══ DATA SUPPLIED ══

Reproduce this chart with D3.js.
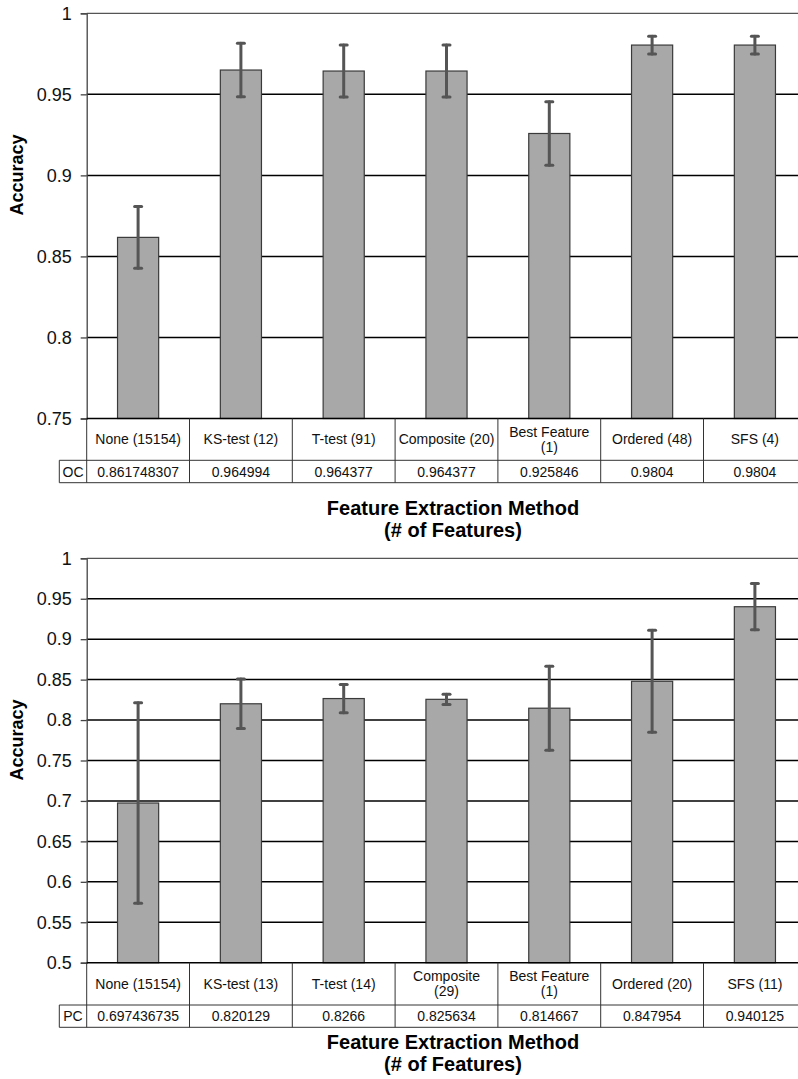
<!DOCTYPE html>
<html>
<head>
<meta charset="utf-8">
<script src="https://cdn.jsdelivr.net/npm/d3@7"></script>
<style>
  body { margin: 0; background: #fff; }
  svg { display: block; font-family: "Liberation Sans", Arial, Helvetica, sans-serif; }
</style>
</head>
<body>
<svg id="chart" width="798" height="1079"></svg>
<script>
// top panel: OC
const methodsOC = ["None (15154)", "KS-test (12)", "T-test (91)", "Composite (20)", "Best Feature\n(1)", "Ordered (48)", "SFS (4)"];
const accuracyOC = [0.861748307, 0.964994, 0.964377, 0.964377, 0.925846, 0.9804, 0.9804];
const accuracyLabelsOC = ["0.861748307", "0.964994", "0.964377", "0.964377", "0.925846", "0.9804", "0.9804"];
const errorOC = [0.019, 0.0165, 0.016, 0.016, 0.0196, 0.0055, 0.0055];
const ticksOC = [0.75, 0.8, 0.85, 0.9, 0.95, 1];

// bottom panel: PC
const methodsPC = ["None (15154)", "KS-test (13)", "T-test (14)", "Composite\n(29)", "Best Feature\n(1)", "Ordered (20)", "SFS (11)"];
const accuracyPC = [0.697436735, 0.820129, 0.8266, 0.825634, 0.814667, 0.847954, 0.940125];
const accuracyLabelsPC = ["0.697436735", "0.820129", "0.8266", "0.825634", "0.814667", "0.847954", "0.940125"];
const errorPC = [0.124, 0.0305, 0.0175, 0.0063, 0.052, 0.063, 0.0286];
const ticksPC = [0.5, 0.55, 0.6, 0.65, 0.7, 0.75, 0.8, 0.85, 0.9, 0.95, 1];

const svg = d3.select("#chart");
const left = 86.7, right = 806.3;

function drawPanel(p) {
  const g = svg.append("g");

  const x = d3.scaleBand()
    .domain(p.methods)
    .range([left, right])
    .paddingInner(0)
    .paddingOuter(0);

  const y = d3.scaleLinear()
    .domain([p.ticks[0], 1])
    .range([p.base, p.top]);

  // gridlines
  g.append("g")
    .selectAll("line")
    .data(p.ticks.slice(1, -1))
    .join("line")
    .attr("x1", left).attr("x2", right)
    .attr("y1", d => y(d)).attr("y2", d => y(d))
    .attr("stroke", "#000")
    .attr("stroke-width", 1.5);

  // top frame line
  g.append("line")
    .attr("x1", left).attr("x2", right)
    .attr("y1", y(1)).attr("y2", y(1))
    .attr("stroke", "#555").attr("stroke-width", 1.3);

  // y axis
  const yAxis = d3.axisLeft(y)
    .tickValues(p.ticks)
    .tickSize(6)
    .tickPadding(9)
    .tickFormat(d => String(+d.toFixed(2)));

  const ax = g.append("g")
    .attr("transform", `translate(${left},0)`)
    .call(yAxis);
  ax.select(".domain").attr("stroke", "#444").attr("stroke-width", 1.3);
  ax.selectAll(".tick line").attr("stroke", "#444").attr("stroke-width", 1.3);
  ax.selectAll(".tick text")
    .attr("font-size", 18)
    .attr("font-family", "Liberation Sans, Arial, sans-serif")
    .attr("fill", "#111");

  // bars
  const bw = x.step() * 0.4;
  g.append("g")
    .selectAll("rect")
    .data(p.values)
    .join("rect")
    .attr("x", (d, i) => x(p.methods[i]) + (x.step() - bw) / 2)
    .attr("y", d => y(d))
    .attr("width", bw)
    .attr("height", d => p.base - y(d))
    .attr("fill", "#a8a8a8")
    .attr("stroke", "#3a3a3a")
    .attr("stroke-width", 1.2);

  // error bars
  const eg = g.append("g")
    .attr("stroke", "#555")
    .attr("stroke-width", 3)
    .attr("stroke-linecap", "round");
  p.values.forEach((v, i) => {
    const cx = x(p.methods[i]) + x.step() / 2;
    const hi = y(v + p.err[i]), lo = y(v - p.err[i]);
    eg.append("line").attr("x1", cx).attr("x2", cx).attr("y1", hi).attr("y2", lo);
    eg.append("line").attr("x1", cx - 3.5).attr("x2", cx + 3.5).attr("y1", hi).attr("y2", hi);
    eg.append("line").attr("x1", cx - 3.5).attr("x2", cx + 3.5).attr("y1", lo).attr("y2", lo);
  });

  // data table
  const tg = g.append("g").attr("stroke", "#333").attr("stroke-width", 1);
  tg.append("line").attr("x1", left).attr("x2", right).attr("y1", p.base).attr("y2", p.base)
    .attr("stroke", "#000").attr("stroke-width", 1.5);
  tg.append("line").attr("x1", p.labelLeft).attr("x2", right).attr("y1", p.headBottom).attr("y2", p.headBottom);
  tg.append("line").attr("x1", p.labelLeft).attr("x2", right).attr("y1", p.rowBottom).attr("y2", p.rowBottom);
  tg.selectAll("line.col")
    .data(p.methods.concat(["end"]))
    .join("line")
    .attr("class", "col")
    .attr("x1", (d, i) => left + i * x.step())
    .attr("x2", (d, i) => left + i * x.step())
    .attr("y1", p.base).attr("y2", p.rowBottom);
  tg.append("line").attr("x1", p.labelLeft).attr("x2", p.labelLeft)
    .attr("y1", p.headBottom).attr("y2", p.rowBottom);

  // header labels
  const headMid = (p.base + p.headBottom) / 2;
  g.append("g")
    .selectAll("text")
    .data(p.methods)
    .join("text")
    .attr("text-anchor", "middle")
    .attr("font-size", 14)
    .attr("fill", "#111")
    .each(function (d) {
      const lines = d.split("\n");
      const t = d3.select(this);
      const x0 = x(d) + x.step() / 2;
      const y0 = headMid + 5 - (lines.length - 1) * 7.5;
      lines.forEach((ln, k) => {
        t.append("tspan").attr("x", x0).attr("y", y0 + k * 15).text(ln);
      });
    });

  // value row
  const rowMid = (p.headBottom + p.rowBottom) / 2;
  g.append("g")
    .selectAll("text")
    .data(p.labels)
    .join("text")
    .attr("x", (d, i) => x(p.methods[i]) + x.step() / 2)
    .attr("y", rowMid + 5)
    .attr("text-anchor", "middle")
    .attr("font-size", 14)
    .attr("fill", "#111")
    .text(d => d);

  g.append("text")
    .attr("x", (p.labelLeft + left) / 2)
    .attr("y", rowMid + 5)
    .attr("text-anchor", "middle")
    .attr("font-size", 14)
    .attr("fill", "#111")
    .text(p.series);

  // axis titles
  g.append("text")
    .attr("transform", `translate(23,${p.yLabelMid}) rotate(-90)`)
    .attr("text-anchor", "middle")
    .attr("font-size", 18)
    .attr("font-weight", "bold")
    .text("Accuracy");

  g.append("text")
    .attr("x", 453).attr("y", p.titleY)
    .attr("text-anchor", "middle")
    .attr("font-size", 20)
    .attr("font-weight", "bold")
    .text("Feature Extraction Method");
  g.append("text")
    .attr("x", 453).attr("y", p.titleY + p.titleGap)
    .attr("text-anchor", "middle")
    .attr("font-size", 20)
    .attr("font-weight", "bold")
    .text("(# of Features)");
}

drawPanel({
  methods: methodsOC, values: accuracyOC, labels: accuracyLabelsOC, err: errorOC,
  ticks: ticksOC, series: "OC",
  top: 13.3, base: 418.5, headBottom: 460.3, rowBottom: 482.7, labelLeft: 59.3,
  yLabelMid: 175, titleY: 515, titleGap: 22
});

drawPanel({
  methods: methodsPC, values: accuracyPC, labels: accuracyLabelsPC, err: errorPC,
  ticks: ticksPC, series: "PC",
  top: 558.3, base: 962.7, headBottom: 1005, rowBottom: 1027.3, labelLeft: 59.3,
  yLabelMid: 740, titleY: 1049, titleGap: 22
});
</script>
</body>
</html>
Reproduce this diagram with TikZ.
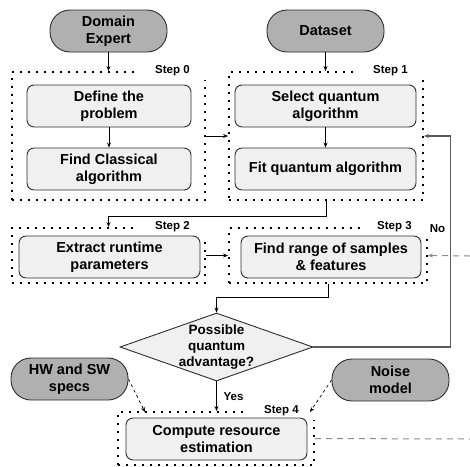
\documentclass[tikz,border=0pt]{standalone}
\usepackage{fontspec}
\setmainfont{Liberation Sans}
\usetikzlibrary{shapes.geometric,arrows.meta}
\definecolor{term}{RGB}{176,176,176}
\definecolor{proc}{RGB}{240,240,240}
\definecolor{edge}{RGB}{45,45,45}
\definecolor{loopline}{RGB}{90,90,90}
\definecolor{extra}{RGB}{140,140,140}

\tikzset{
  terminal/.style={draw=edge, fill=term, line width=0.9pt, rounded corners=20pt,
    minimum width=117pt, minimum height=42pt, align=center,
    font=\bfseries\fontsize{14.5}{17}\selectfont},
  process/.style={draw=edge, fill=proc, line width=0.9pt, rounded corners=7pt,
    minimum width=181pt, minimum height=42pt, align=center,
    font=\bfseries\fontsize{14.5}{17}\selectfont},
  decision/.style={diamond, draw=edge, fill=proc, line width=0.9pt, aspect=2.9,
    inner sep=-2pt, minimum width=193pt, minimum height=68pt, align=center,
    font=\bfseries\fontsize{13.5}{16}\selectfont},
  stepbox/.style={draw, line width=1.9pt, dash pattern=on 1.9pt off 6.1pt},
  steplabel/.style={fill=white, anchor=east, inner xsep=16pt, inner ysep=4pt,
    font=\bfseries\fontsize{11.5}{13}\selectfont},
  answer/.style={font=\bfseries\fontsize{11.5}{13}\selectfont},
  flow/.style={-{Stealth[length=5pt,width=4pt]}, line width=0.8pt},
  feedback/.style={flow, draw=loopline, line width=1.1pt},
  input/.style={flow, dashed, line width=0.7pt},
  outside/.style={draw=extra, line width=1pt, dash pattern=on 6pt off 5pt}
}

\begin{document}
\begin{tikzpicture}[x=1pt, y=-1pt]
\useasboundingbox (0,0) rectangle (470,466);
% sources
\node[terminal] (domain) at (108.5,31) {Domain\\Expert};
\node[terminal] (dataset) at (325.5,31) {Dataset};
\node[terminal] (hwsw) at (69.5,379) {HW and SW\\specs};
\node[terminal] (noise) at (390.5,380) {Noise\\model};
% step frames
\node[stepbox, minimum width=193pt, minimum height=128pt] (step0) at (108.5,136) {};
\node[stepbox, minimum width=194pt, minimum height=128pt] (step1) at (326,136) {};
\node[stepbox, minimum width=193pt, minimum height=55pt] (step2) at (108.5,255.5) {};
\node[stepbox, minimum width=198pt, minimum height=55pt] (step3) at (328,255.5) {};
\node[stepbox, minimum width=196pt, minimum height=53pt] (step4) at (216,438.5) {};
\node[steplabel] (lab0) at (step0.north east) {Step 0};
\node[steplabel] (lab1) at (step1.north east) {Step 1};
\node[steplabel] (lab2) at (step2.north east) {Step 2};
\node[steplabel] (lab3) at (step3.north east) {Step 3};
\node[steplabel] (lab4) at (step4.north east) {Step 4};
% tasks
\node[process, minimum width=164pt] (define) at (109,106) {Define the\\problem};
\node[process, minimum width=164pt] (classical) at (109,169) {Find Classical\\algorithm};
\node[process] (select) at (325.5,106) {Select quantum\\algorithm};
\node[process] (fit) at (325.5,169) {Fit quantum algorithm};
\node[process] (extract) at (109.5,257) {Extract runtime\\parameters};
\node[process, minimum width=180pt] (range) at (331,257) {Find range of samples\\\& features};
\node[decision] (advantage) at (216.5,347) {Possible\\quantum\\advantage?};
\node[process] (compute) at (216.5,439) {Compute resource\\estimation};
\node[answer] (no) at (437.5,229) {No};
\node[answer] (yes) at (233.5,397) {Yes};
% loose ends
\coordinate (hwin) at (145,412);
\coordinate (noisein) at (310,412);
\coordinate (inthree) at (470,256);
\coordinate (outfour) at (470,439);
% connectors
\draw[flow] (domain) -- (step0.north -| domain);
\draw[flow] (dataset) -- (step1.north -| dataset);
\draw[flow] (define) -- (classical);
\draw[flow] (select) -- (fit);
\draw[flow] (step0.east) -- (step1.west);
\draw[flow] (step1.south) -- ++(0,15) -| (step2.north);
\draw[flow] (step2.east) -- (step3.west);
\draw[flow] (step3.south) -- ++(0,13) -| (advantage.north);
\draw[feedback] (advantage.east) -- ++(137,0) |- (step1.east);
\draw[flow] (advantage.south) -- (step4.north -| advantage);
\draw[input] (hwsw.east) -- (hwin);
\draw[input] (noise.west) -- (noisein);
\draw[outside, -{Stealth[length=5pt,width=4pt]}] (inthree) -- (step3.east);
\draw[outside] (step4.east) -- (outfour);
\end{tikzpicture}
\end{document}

═══

STATED TASK: Scan the records above for the string "chart", then select every line that holds it.

WORKED SOLUTION:
Reproduce this chart with D3.js.
<svg id="chart" width="798" height="1079"></svg>
const svg = d3.select("#chart");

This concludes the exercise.